Now, let’s free the memory as the last step in the body of the loop.


#include <stdlib.h>
#include <stdio.h>

int main(int argc, char **argv) {
  int n = 100000;
  for (int i = 0; i < n; i++) {
    printf("step\n");
    void *mem = (void*)malloc(100000);
    /* do some computation here... */
    free(mem);
  }
  return 0;
}

Let’s recompile and run strace again to see if there is any change in output.


write(1, "step\n", 5step
) = 5
write(1, "step\n", 5step
) = 5
write(1, "step\n", 5step
) = 5
write(1, "step\n", 5step
) = 5
write(1, "step\n", 5step
) = 5
...

We see a long stream of write calls corresponding to printf(“step\n”) without brk() calls interleaved. Thus, our single-threaded program is not requesting more memory from the kernel as the loop continues beyond the first iteration. Thus, we can infer that malloc() has reused the memory that it had requested from the OS earlier in its execution. Of course, things are often much trickier for multi-threaded programs. As Ed Rosten points out, the compiler sometimes optimizes out the malloc, free pair altogether.
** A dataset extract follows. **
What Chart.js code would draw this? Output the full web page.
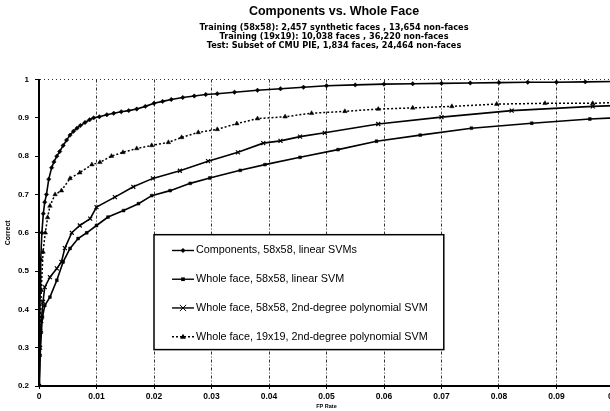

In summary, if strace gives us an uninterrupted stream of brk() calls, it may be a sign that a memory leak is present. If the cause and fix of the leak is not immediately obvious, you can use this as a cue to run your favorite memory leak tool on the program. We cannot use this trick to guarantee the absence of a leak, but it is extremely useful to get clues to see if reality matches our intuition.